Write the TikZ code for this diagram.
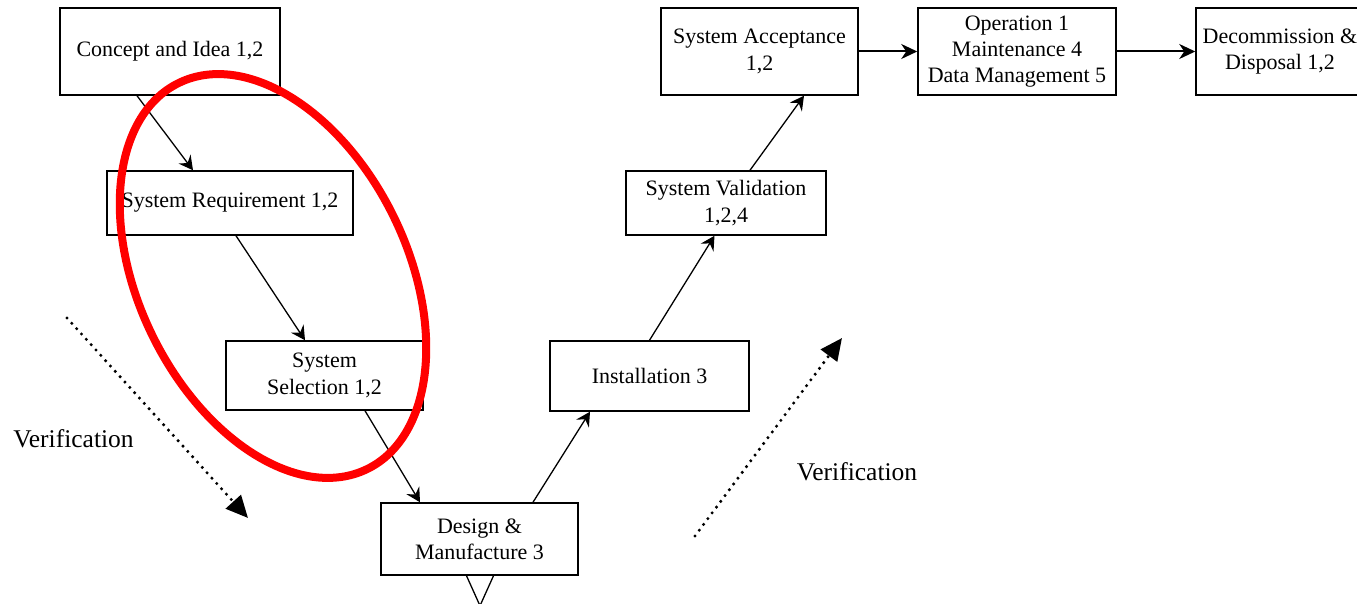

...

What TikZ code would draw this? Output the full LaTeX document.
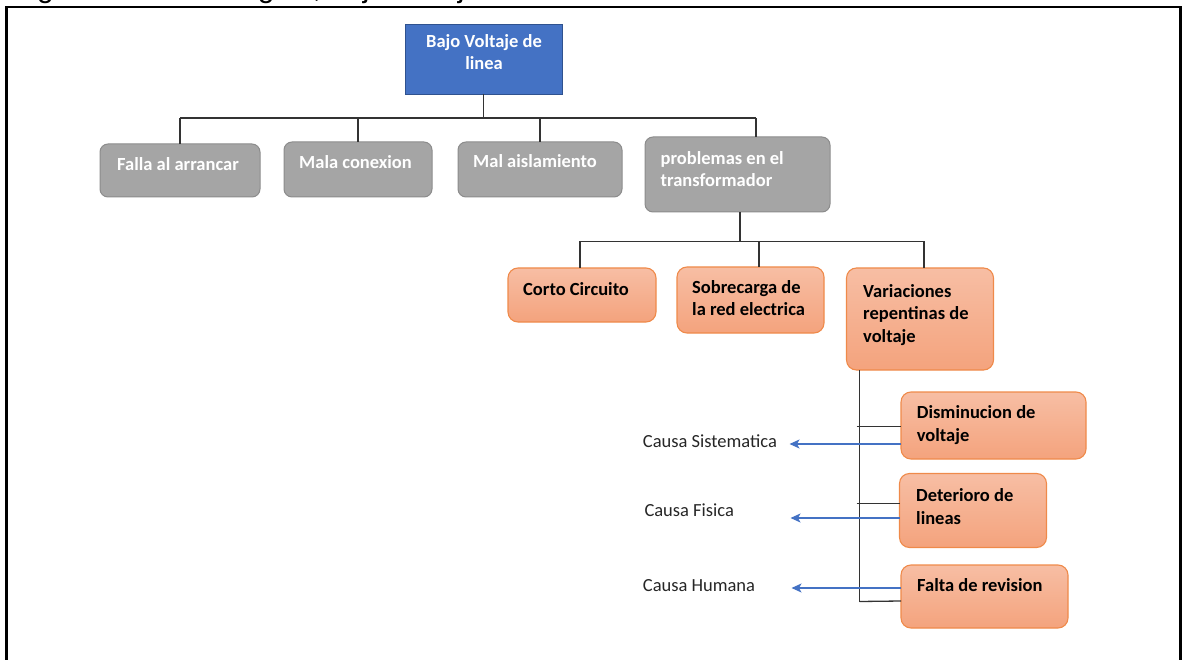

* * *

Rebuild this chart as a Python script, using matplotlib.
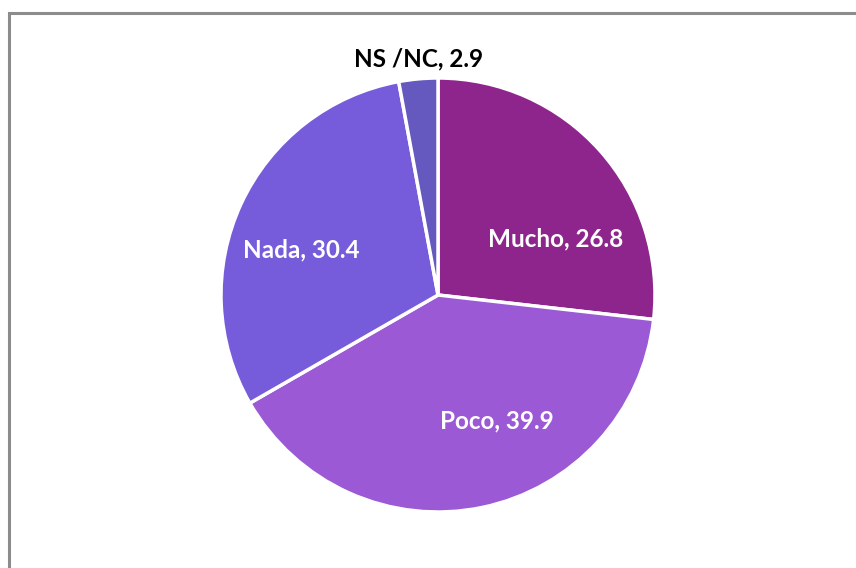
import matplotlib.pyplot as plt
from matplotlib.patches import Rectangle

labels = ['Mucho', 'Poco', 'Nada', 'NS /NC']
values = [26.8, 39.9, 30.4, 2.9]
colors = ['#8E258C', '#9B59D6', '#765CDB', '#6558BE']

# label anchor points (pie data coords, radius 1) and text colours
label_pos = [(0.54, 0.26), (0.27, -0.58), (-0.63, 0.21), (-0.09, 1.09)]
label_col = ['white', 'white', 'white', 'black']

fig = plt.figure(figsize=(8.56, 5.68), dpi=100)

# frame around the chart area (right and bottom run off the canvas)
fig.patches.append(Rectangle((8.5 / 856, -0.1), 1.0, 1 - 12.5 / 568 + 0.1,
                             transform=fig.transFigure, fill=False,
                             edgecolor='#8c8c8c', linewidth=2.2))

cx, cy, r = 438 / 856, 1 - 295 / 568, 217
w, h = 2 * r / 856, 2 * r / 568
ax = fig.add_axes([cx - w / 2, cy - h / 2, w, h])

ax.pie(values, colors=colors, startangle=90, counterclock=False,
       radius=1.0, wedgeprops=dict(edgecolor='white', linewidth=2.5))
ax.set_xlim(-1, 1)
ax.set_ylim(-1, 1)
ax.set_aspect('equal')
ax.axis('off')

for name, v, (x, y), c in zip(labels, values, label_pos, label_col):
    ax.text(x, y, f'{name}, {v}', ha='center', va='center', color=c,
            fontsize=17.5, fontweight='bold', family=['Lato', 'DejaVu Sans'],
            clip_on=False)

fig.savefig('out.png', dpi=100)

Aim of the exercise: Give nothing but the number of lines containing the string "this".

Solution to the exercise: 3